Connell’s ecstatic literary encounter fits like a guileless shadow upon Vivian Gornick’s 1997 essay “The End of the Novel of Love,” in which she observes, “In great novels we always feel that the writer, at the time of the writing, knows as much as anyone around can know, and is struggling to make sense of what is perceived somewhere in the nerve endings if not yet in clarified consciousness…. To get to those nerve endings a metaphor must be exact, not approximate.” Gornick asserts that self-definition and discovery through love as metaphor used to reach such nerve endings 100 or even 50 years ago but no longer; a new form is required. For the power vested in the novel of love is “wholly dependent on the static quality of the world against which its characters are struggling.” Marriage, family, individuating romantic love—these don’t have the honey and stick they once did, but people still crave stories.

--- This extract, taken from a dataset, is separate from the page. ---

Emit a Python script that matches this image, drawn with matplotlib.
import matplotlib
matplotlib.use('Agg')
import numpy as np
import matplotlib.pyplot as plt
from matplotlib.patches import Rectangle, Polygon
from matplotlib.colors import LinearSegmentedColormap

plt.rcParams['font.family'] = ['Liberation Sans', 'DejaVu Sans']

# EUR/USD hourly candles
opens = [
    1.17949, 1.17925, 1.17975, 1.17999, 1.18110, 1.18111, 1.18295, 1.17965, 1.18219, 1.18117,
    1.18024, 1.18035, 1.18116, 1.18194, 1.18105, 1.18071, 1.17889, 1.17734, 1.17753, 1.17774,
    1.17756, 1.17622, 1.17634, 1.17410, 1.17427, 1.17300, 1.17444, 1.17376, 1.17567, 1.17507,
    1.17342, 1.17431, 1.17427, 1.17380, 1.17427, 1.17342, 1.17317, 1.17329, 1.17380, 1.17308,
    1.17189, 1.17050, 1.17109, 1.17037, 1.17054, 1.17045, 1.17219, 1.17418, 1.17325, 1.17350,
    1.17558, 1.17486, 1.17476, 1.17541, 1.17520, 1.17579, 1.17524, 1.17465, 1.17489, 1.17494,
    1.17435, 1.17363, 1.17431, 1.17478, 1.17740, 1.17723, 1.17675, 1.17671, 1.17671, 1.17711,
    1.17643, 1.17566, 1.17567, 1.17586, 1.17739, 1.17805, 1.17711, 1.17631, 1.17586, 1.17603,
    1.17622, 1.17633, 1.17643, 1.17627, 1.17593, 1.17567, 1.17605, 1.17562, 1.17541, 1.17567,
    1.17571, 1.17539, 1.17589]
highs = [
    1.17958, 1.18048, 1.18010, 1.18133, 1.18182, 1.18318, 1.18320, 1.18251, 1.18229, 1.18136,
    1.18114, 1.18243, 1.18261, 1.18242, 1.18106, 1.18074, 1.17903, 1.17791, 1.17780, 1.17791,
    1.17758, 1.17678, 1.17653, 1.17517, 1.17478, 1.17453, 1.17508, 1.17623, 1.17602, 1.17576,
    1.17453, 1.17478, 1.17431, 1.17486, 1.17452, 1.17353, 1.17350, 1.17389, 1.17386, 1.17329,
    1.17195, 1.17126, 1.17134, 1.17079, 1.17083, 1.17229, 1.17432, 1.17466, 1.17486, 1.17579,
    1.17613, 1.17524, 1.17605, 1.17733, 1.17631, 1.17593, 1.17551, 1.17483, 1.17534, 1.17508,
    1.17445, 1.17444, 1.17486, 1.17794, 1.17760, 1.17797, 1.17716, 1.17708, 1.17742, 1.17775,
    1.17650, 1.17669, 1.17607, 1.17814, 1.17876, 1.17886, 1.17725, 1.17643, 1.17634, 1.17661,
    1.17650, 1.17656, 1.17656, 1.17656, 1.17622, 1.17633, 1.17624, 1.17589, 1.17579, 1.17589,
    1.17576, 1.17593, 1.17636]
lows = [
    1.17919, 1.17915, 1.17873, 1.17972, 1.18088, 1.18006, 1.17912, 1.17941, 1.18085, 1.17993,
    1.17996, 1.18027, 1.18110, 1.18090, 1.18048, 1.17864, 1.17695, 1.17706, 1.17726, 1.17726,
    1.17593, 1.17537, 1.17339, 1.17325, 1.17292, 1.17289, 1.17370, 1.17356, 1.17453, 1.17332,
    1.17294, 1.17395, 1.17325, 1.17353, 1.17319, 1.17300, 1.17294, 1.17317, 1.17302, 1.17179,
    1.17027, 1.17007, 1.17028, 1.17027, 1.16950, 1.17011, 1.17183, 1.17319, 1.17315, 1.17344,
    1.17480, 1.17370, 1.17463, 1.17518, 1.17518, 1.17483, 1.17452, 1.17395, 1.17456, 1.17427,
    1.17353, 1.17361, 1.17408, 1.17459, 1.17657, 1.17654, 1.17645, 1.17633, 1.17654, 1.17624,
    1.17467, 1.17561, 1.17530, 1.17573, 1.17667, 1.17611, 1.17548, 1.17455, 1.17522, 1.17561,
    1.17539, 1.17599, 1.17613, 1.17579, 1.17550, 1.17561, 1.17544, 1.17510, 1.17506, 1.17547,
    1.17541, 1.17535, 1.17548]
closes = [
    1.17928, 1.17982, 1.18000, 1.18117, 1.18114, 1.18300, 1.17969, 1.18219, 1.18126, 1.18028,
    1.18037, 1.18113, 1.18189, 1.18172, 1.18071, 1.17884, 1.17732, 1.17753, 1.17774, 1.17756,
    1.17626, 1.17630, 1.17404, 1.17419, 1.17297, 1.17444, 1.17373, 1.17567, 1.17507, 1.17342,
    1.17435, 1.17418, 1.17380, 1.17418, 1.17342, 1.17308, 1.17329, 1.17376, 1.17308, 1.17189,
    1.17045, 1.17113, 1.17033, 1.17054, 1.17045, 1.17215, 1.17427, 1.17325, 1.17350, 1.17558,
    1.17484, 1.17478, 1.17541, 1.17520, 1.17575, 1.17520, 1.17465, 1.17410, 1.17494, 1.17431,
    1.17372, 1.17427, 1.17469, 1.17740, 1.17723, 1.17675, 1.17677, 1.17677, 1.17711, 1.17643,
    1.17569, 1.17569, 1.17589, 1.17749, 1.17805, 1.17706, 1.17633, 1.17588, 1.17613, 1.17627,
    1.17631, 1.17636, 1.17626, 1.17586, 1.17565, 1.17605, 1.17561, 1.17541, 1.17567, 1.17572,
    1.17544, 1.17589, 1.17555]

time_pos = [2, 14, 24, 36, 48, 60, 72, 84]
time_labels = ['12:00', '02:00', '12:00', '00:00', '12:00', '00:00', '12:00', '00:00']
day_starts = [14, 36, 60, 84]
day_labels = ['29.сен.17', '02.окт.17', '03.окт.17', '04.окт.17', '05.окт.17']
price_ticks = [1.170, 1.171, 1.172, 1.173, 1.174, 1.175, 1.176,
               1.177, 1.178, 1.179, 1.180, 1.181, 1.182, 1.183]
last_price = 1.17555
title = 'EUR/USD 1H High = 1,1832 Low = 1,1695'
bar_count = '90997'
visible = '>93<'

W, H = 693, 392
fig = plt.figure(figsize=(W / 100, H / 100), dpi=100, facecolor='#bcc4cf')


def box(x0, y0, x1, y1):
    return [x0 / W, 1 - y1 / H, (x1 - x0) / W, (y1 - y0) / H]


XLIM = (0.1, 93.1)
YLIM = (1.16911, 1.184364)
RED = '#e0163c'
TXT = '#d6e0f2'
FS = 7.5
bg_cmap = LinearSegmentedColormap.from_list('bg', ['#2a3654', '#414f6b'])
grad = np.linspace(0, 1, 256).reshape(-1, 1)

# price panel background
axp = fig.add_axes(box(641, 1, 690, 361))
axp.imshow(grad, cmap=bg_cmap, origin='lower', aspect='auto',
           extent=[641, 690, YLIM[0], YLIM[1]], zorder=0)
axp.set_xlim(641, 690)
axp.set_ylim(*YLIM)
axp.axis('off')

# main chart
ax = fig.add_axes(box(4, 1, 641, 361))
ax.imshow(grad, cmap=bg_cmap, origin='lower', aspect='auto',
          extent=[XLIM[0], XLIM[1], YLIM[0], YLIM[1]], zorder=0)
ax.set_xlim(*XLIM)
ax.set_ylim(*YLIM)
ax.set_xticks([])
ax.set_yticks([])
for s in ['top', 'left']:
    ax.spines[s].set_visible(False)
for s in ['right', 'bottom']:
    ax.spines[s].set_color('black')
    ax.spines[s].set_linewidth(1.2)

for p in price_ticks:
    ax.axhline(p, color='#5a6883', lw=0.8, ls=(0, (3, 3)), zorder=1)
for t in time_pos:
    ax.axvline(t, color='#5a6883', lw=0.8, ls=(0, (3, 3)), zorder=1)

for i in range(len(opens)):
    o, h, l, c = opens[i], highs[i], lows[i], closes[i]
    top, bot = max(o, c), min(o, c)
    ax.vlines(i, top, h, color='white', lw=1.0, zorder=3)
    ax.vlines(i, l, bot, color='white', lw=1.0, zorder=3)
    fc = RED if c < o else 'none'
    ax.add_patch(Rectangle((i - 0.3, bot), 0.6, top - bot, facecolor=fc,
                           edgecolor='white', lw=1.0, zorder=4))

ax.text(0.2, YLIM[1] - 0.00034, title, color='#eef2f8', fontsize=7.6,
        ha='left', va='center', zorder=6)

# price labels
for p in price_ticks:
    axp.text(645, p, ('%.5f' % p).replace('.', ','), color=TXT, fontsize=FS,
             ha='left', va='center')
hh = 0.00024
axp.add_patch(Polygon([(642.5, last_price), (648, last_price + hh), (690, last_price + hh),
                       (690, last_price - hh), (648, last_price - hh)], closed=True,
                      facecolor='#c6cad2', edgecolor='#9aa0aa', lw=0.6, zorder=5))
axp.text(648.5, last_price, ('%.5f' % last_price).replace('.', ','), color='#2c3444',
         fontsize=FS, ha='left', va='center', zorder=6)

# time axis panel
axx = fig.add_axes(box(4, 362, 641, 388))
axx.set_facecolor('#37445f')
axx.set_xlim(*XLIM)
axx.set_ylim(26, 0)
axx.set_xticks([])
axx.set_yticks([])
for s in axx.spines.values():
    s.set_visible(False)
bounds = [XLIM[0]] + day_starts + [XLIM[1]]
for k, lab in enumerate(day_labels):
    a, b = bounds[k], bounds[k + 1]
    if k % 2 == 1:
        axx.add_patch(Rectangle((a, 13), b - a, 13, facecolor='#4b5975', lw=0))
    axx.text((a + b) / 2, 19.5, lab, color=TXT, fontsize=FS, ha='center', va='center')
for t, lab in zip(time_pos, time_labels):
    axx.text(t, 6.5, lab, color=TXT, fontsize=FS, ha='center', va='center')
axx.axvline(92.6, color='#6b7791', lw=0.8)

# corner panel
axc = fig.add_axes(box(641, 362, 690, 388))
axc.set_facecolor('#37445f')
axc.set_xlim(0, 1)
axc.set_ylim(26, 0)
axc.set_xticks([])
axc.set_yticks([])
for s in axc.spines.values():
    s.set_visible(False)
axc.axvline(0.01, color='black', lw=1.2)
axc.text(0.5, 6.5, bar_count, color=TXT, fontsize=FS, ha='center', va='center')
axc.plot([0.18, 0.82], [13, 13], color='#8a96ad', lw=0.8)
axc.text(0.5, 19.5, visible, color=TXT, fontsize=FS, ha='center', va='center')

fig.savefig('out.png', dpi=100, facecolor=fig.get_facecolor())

Rooney’s novel offers us a document from this changed world. But it still is a love story. It’s just that her version of it assists the reader in feeling the relief of being normal. Not in the sense of accepting conformity but in arousing a desire that transgresses against self-interest, is centered on others. It’s not a new idea, but in reading Normal People you find yourself recognizing, even wanting, a love that if fulfilled would change the world for each and every one of us. What could be more normal than that?